Bill wrote that in the Kelly era “there were no democratic elections” (311). He goes so far as to claim that “True democratic elections did not come about until after 1901 and prior to that the only option for change was a rebellious one” (265). This is simply and obviously not correct. Provision for election to the newly established Legislative Council and Legislative Assembly was enacted in 1856; the property qualification for the Legislative Assembly was abolished in 1857, and electoral registration established. In 1863 the Electoral Act extended the franchise to all ratepayers.[16] Had Ned decided to settle down on a little patch of his own, he too would have been enfranchised. Preferring the life of a “rambling gambler” (Jerilderie letter) meant he missed out. Too bad, so sad.
[1] Kelly said “that they had no money or horses, and wanted to make a rise”, Argus, 11 August 1880, 3.
[2] Julian Burnside, ‘Bushrangers’, https://www.ironoutlaw.com/writings/bushrangers/
[3] Amelia J. Burgoyne, Memories of Avenel (2nd edn, 1955), 38.
[4] Age, 29 December 1856, 5, https://trove.nla.gov.au/newspaper/article/154869754/18213599 (It is not clear if the newspaper text image says 100 or 160 acres. I have used 160 but that may be wrong.)
[5] Sydney Morning Herald, 25 March 1882, 3, https://trove.nla.gov.au/newspaper/article/13507957#
[6] Alfred Deakin, The Federal Story: The inner history of the Federal cause (Melbourne, 1944), 4.
[7] Deakin, The Federal Story, 5.
[8] Deakin, The Federal Story, 166.
[9] Ben Reid and Caleb Triscari, Visualising Victoria’s electoral history, Victorian Parliamentary Library and Information Service Research Note No. 12 (November 2022), 3.
[10] Doug Morrissey, ‘Ned Kelly and Horse and Cattle Stealing,’ Victorian Historical Journal 66.1 (1995), 40-41.
[11] Doug Morrissey, ‘Ned Kelly’ Sympathisers’, Historical Studies, 18 (October 1978), 288-296.
[12] Doug Morrissey, ‘Ned Kelly and Horse and Cattle Stealing,’ Victorian Historical Journal 66.1 (1995), 29-48.
[13] Doug Morrissey,’Selectors, Squatters And Stock Thieves’, LaTrobe University Ph.D. thesis (1987), 69.
[14] Doug Morrissey, ’Selectors, Squatters And Stock Thieves’, LaTrobe University Ph.D. thesis (1987), 71, 72.

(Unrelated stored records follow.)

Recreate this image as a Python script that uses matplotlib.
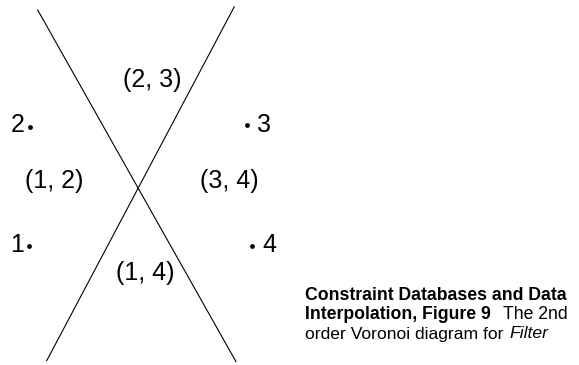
import matplotlib
matplotlib.use("Agg")
import matplotlib.pyplot as plt

# Bisektoren (Endpunkte)
line_a_x = [37.7, 236.0]
line_a_y = [10.0, 361.7]
line_b_x = [234.3, 46.7]
line_b_y = [6.7, 360.7]

# Punkte
site_names = ["1", "2", "3", "4"]
site_x = [29.3, 30.0, 247.3, 252.3]
site_y = [245.7, 126.7, 125.0, 245.7]
site_side = ["left", "left", "right", "right"]
site_base = [251.7, 131.7, 131.7, 251.7]

# Regionen
region_labels = ["(2, 3)", "(1, 2)", "(3, 4)", "(1, 4)"]
region_x = [152.2, 53.8, 229.2, 144.8]
region_y = [87.5, 188.3, 188.3, 280.0]

fig = plt.figure(figsize=(5.79, 3.65), dpi=100)
ax = fig.add_axes([0, 0, 1, 1])
ax.set_xlim(0, 579)
ax.set_ylim(365, 0)
ax.axis("off")

ax.plot(line_a_x, line_a_y, color="black", lw=0.8)
ax.plot(line_b_x, line_b_y, color="black", lw=0.8)
ax.scatter(site_x, site_y, s=12, color="black", zorder=3, linewidths=0)

for name, x, y, side in zip(site_names, site_x, site_base, site_side):
    if side == "left":
        ax.text(x - 5, y, name, ha="right", va="baseline", fontsize=18, family="Liberation Sans")
    else:
        ax.text(x + 10, y, name, ha="left", va="baseline", fontsize=18, family="Liberation Sans")

for lab, x, y in zip(region_labels, region_x, region_y):
    ax.text(x, y, lab, ha="center", va="baseline", fontsize=18, family="Liberation Sans")

# Bildunterschrift
cap = dict(family="Liberation Sans", va="baseline")
ax.text(305, 300, "Constraint Databases and Data", fontsize=12.7, weight="bold", **cap)
ax.text(305, 319.3, "Interpolation, Figure 9", fontsize=12.7, weight="bold", **cap)
ax.text(568, 319.3, "The 2nd", fontsize=12.7, ha="right", **cap)
ax.text(305, 338.5, "order Voronoi diagram for", fontsize=12.6, **cap)
ax.text(548, 338.5, "Filter", fontsize=12.6, style="italic", ha="right", **cap)

fig.savefig("out.png", dpi=100)
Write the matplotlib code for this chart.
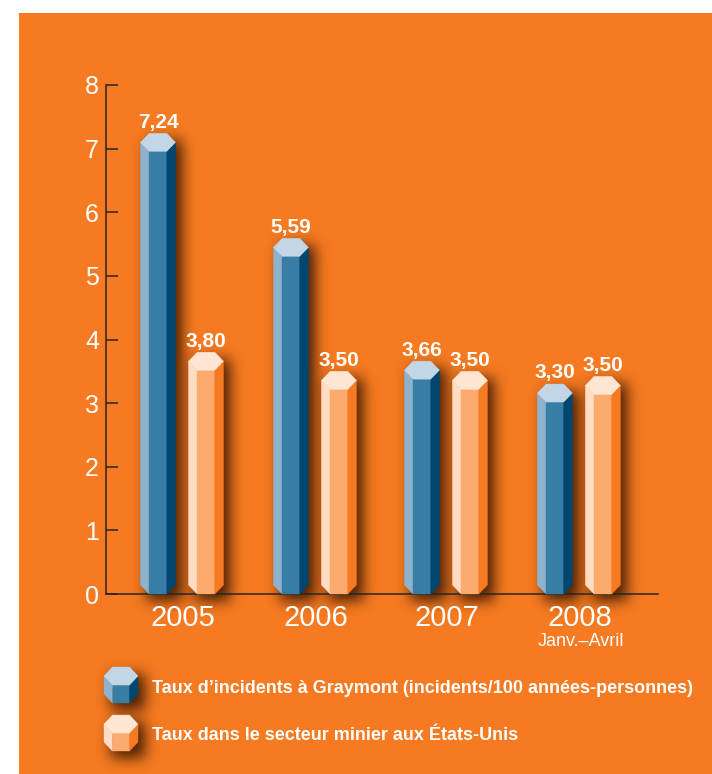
import matplotlib
matplotlib.use('Agg')
import numpy as np
import matplotlib.pyplot as plt
from matplotlib.patches import Polygon, Rectangle

plt.rcParams['font.family'] = ['Liberation Sans', 'DejaVu Sans']

years = ['2005', '2006', '2007', '2008']
graymont = [7.24, 5.59, 3.66, 3.30]
secteur = [3.80, 3.50, 3.50, 3.42]
graymont_labels = ['7,24', '5,59', '3,66', '3,30']
secteur_labels = ['3,80', '3,50', '3,50', '3,50']
group_pos = [0, 1.005, 1.995, 3.0]
yticks = [0, 1, 2, 3, 4, 5, 6, 7, 8]
legend_labels = ['Taux d’incidents à Graymont (incidents/100 années-personnes)',
                 'Taux dans le secteur minier aux États-Unis']

ORANGE = '#F67A21'
BLUE_FACES = ['#C2D6E5', '#8FB2CD', '#387DA3', '#00466F']
PEACH_FACES = ['#FFE6D3', '#FFDCC2', '#FCAA6E', '#F67A21']

W, H = 712, 774
fig = plt.figure(figsize=(W / 100, H / 100), dpi=100, facecolor='white')
fig.add_artist(Rectangle((19 / W, 0), 1, 1 - 13 / H, transform=fig.transFigure, color=ORANGE, lw=0, zorder=-1))

# axe : x=106..658, y=594..85 en pixels
ax = fig.add_axes([106 / W, 1 - 594 / H, 552 / W, 509 / H])
ax.patch.set_alpha(0)
px_x = 132.3
px_y = 63.6
ax.set_xlim(-76 / px_x, 476 / px_x)
ax.set_ylim(0, 8)

shadow_mask = np.zeros((H, W))


def shadow(xc, width, top, base):
    # rectangle decale en pixels, flou applique a la fin
    (x0, y0), (x1, y1) = ax.transData.transform([(xc - width / 2, base), (xc + width / 2, top)])
    shadow_mask[int(y0) - 6:int(y1) - 6, int(x0) + 7:int(x1) + 7] = 1


def hexbar(xc, width, top, base, faces):
    x0, x1 = xc - width / 2, xc + width / 2
    side = width / 4
    h = 9 / px_y
    left = [(x0, top - h), (x0 + side, top - 2 * h), (x0 + side, base), (x0, base + h)]
    mid = [(x0 + side, top - 2 * h), (x1 - side, top - 2 * h), (x1 - side, base), (x0 + side, base)]
    right = [(x1 - side, top - 2 * h), (x1, top - h), (x1, base + h), (x1 - side, base)]
    cap = [(x0, top - h), (x0 + side, top), (x1 - side, top), (x1, top - h),
           (x1 - side, top - 2 * h), (x0 + side, top - 2 * h)]
    for pts, c in zip([left, mid, right, cap], [faces[1], faces[2], faces[3], faces[0]]):
        ax.add_patch(Polygon(pts, closed=True, facecolor=c, edgecolor=c, lw=0.3, zorder=4, clip_on=False))


bar_w = 35 / px_x
off = 24 / px_x

for i, g in enumerate(group_pos):
    shadow(g - off, bar_w, graymont[i], 0)
    shadow(g + off, bar_w, secteur[i], 0)
    hexbar(g - off, bar_w, graymont[i], 0, BLUE_FACES)
    hexbar(g + off, bar_w, secteur[i], 0, PEACH_FACES)
    ax.annotate(graymont_labels[i], (g - off, graymont[i]), xytext=(0, 8), textcoords='offset points',
                ha='center', va='center', color='white', fontsize=15, fontweight='bold', zorder=6)
    ax.annotate(secteur_labels[i], (g + off, secteur[i]), xytext=(0, 8), textcoords='offset points',
                ha='center', va='center', color='white', fontsize=15, fontweight='bold', zorder=6)

for s in ['top', 'right']:
    ax.spines[s].set_visible(False)
for s in ['left', 'bottom']:
    ax.spines[s].set_color('#262626')
    ax.spines[s].set_linewidth(1.1)
    ax.spines[s].set_zorder(3)

ax.set_yticks(yticks)
ax.tick_params(axis='y', direction='in', length=8.5, width=1.1, color='#262626',
               labelcolor='white', labelsize=18, pad=5)
ax.set_xticks([g + 1 / px_x for g in group_pos])
ax.set_xticklabels(years)
ax.tick_params(axis='x', length=0, labelcolor='white', labelsize=21, pad=7.5)

ax.annotate('Janv.–Avril', (group_pos[3], 0), xytext=(1.5, -34), textcoords='offset points',
            ha='center', va='center', color='white', fontsize=13, annotation_clip=False)

# legende
legend_x = (121 - 182) / px_x
leg_w = 34 / px_x
for (t, b), faces, txt, ty in zip([(-73 / px_y, -109 / px_y), (-121 / px_y, -157 / px_y)],
                                  [BLUE_FACES, PEACH_FACES], legend_labels, [-94 / px_y, -141 / px_y]):
    shadow(legend_x, leg_w, t, b)
    hexbar(legend_x, leg_w, t, b, faces)
    ax.text((152 - 182) / px_x, ty, txt, color='white', fontsize=12.95, fontweight='bold',
            ha='left', va='center', clip_on=False)

# flou gaussien de l'ombre
kx = np.arange(-21, 22)
kernel = np.exp(-kx ** 2 / (2 * 7.0 ** 2))
kernel /= kernel.sum()
blur = np.apply_along_axis(lambda r: np.convolve(r, kernel, mode='same'), 1, shadow_mask)
blur = np.apply_along_axis(lambda c: np.convolve(c, kernel, mode='same'), 0, blur)
shade = np.zeros((H, W, 4))
shade[..., 0] = 0.2
shade[..., 1] = 0.08
shade[..., 3] = np.clip(blur, 0, 1) * 0.9
fig.figimage(shade, origin='lower', zorder=-0.5)

fig.savefig('out.png', dpi=100, facecolor='white')
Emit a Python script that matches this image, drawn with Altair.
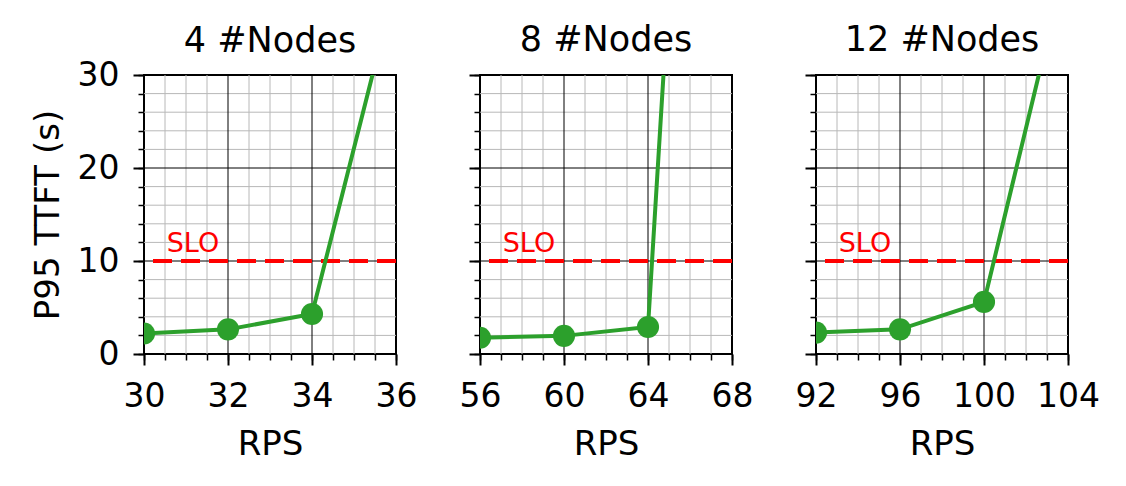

[15] Penal and Prison Discipline Progress Report 1870 – 2nd Session, No. 18, Appendix A, “Prisoners of notoriously criminal habits, professional’ thieves, and men of incorrigibly bad conduct whilst in confinement … should be stationed in one of the hulks, as proposed in the Under Secretary’s communication, and employed at the defence works at the Williamstown batteries.”
[16] Ben Reid and Caleb Triscari, Visualising Victoria’s electoral history, Victorian Parliamentary Library and Information Service Research Note No. 12 (November 2022), 3.
geez Stuart these sympathisers are great at playing the blame game arent they, does this mean Fitzpatrick and the police are off the hook for the time being? lol.
Class war?
Attachment
I’m intrigued that nearly 45 years after McQuilton wrote his class struggle based Kelly Outbreak book, and some 70 years after Jones first blathered about squatters vs selectors in Man & Myth as a sort of land war, that no one who has read these books has any response to make to the above challenge to a similar set of claims. And it’s most assuredly not because my critique is wrong. Jones’s part of it was demolished at the time in the Q&A at the end of his chapter; McQuilton’s was demolished in the appendix to Graham Jones’s The Kelly Years. It’s as though Kelly studies haven’t advanced all that much since the days of Kenneally.. Not mentally, and not critically. But maybe that’s not such a surprise when dealing with irrationally held myths.